The authors tackled the problem of analyzing cryptographic protocols that incorporate time, by developing a timed protocol framework with a process algebra and transition semantics that accounts for time properties. They demonstrated feasibility by implementing it in Maude-NPA with an SMT solver, successfully analyzing attacks like Mafia fraud and distance hijacking on distance-bounding protocols.

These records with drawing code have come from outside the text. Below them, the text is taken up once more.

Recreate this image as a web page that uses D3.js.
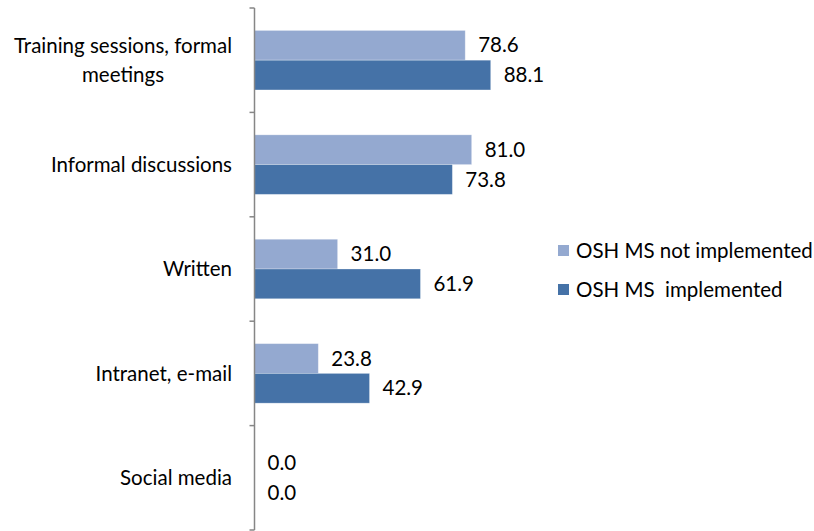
<!DOCTYPE html>
<html>
<head>
<meta charset="utf-8">
<script src="https://cdn.jsdelivr.net/npm/d3@7"></script>
<style>
  html, body { margin: 0; padding: 0; background: #fff; }
  svg { display: block; }
  text { font-family: Lato, "Open Sans", sans-serif; fill: #000; }
</style>
</head>
<body>
<svg id="chart" width="814" height="531"></svg>
<script>
// Communication channels, share of respondents (%)
const categories = [
  ["Training sessions, formal", "meetings"],
  ["Informal discussions"],
  ["Written"],
  ["Intranet, e-mail"],
  ["Social media"]
];
const seriesNames = ["OSH MS not implemented", "OSH MS  implemented"];
const notImplemented = [78.6, 81.0, 31.0, 23.8, 0.0];
const implemented = [88.1, 73.8, 61.9, 42.9, 0.0];
const colors = ["#94a9d0", "#4572a7"];

const svg = d3.select("#chart");
const fontSize = 20.5;

const catIdx = d3.range(categories.length);
const y = d3.scaleBand().domain(catIdx).range([8, 530]).paddingInner(0.43).paddingOuter(0.215);
const ySub = d3.scaleBand().domain([0, 1]).range([0, y.bandwidth()]);
const x = d3.scaleLinear().domain([0, 100]).range([254.5, 522.6]);

const rows = catIdx.map(i => ({ i, vals: [notImplemented[i], implemented[i]] }));

// bars
const groups = svg.append("g").selectAll("g").data(rows).join("g")
  .attr("transform", d => `translate(0,${y(d.i)})`);

groups.selectAll("rect").data(d => d.vals.map((v, s) => ({ v, s }))).join("rect")
  .attr("x", x(0))
  .attr("y", d => ySub(d.s))
  .attr("width", d => x(d.v) - x(0))
  .attr("height", ySub.bandwidth())
  .attr("fill", d => colors[d.s])
  .attr("stroke", d => d.v > 0 ? "rgba(255,255,255,0.35)" : "none")
  .attr("stroke-width", 0.8);

// value labels
groups.selectAll("text.val").data(d => d.vals.map((v, s) => ({ v, s }))).join("text")
  .attr("class", "val")
  .attr("x", d => x(d.v) + 13)
  .attr("y", d => ySub(d.s) + ySub.bandwidth() / 2)
  .attr("dy", "0.35em")
  .style("font-size", fontSize + "px")
  .text(d => d.v.toFixed(1));

// category axis: line with ticks at band boundaries
const axisG = svg.append("g");
const axisX = x(0);
const bounds = catIdx.map(i => y(i) - y.step() * y.paddingInner() / 2).concat([530]);
bounds[0] = 8;
axisG.append("line")
  .attr("x1", axisX).attr("x2", axisX)
  .attr("y1", 8).attr("y2", 530)
  .attr("stroke", "#868686").attr("stroke-width", 1.5);
axisG.selectAll("line.tick").data(bounds).join("line")
  .attr("class", "tick")
  .attr("x1", axisX - 5).attr("x2", axisX)
  .attr("y1", d => d).attr("y2", d => d)
  .attr("stroke", "#868686").attr("stroke-width", 1.5);

// category labels: block right-aligned, lines centred within block
const labelRight = 232;
const lineH = 29;
catIdx.forEach(i => {
  const lines = categories[i];
  const cy = y(i) + y.bandwidth() / 2;
  const g = svg.append("g");
  const texts = g.selectAll("text").data(lines).join("text")
    .style("font-size", fontSize + "px")
    .attr("text-anchor", "middle")
    .attr("dy", "0.35em")
    .attr("y", (d, k) => cy + (k - (lines.length - 1) / 2) * lineH)
    .text(d => d);
  const maxW = d3.max(texts.nodes(), n => n.getComputedTextLength());
  texts.attr("x", labelRight - maxW / 2);
});

// legend
const legend = svg.append("g").attr("transform", "translate(558,0)");
const legendY = [251, 290];
seriesNames.forEach((name, s) => {
  legend.append("rect")
    .attr("x", 0).attr("y", legendY[s] - 6)
    .attr("width", 11).attr("height", 11)
    .attr("fill", colors[s]);
  legend.append("text")
    .attr("x", 18).attr("y", legendY[s])
    .attr("dy", "0.35em")
    .style("font-size", fontSize + "px")
    .style("white-space", "pre")
    .attr("xml:space", "preserve")
    .text(name);
});
</script>
</body>
</html>
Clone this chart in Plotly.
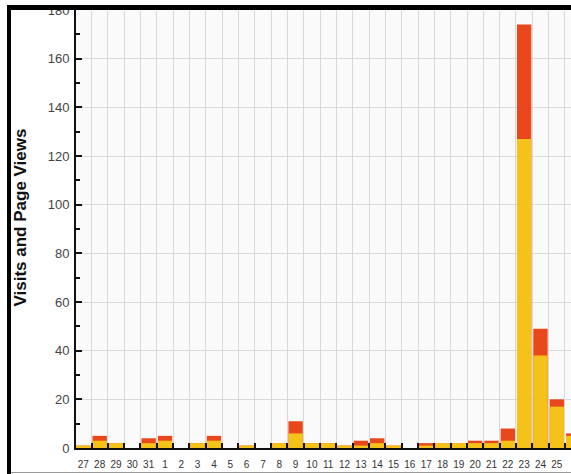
import plotly.graph_objects as go

# ---- data ----
days = ["27", "28", "29", "30", "31", "1", "2", "3", "4", "5", "6", "7", "8", "9", "10",
        "11", "12", "13", "14", "15", "16", "17", "18", "19", "20", "21", "22", "23",
        "24", "25", "26"]
visits = [1, 3, 2, 0, 2, 3, 0, 2, 3, 0, 1, 0, 2, 6, 2,
          2, 1, 1, 2, 1, 0, 1, 2, 2, 2, 2, 3, 127, 38, 17, 5]
page_views = [1, 5, 2, 0, 4, 5, 0, 2, 5, 0, 1, 0, 2, 11, 2,
              2, 1, 3, 4, 1, 0, 2, 2, 2, 3, 3, 8, 174, 49, 20, 6]
y_ticks = [0, 20, 40, 60, 80, 100, 120, 140, 160, 180]

W, H = 571, 474
ML, MR, MT, MB = 76, 0, 10, 26
PW, PH = W - ML - MR, H - MT - MB


def px(x):
    return (x - ML) / PW


def py(y):
    return (H - MB - y) / PH


fig = go.Figure()
fig.add_trace(go.Bar(x=days, y=page_views, name="Page Views", width=0.88,
                     marker=dict(color="#E8481C", line=dict(width=0))))
fig.add_trace(go.Bar(x=days, y=visits, name="Visits", width=0.88,
                     marker=dict(color="#F5C21A", line=dict(width=0))))

tick_font = dict(family="Liberation Sans Narrow, Arial Narrow, Liberation Sans, Arial",
                 size=10, color="#333333")

fig.update_layout(
    width=W, height=H,
    margin=dict(l=ML, r=MR, t=MT, b=MB, pad=0, autoexpand=False),
    paper_bgcolor="white",
    plot_bgcolor="#fafafa",
    barmode="overlay",
    showlegend=False,
    xaxis=dict(
        type="category",
        automargin=False,
        range=[-0.45, 29.87],
        tickson="boundaries",
        tickangle=0,
        ticks="inside", ticklen=5, tickwidth=2, tickcolor="#111111",
        showgrid=True, gridcolor="#d9d9d9", gridwidth=1,
        showline=True, linecolor="#111111", linewidth=2,
        tickfont=tick_font,
        ticklabelstandoff=6,
        zeroline=False,
    ),
    yaxis=dict(
        automargin=False,
        range=[0, 180],
        tickvals=y_ticks,
        ticks="inside", ticklen=6, tickwidth=1.5, tickcolor="#111111",
        minor=dict(dtick=10, ticks="inside", ticklen=4, tickcolor="#111111", showgrid=False),
        showgrid=True, gridcolor="#d9d9d9", gridwidth=1,
        showline=True, linecolor="#111111", linewidth=2,
        tickfont=dict(family="Liberation Sans, Arial", size=13, color="#444444"),
        ticklabelstandoff=2,
        zeroline=False,
    ),
    annotations=[dict(
        text="<b>Visits and Page Views</b>", textangle=-90,
        xref="paper", yref="paper", x=px(19.5), y=py(218),
        xanchor="center", yanchor="middle", showarrow=False,
        font=dict(family="Liberation Sans, Arial", size=17, color="#111111"),
    )],
    shapes=[
        dict(type="rect", xref="paper", yref="paper", layer="above",
             x0=px(7), x1=px(11), y0=py(H + 2), y1=py(5),
             fillcolor="black", line=dict(width=0)),
        dict(type="rect", xref="paper", yref="paper", layer="above",
             x0=px(7), x1=px(W + 2), y0=py(10), y1=py(5),
             fillcolor="black", line=dict(width=0)),
        dict(type="line", xref="paper", yref="paper", layer="above",
             x0=px(11), x1=px(W + 2), y0=py(472.5), y1=py(472.5),
             line=dict(color="#9a9a9a", width=1)),
    ],
)

fig.write_html("out.html", config={"displayModeBar": False},
               post_script="document.body.style.margin='0';")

We present a framework suited to the analysis of cryptographic protocols that make use of time in their execution. We provide a process algebra syntax that makes time information available to processes, and a transition semantics that takes account of fundamental properties of time. Additional properties can be added by the user if desirable. This timed protocol framework can be implemented either as a simulation tool or as a symbolic analysis tool in which time references are represented by logical variables, and in which the properties of time are implemented as constraints on those time logical variables. These constraints are carried along the symbolic execution of the protocol. The satisfiability of these constraints can be evaluated as the analysis proceeds, so attacks that violate the laws of physics can be rejected as impossible. We demonstrate the feasibility of our approach by using the Maude-NPA protocol analyzer together with an SMT solver that is used to evaluate the satisfiability of timing constraints. We provide a sound and complete protocol transformation from our timed process algebra to the Maude-NPA syntax and semantics, and we prove its soundness and completeness. We then use the tool to analyze Mafia fraud and distance hijacking attacks on a suite of distance-bounding protocols.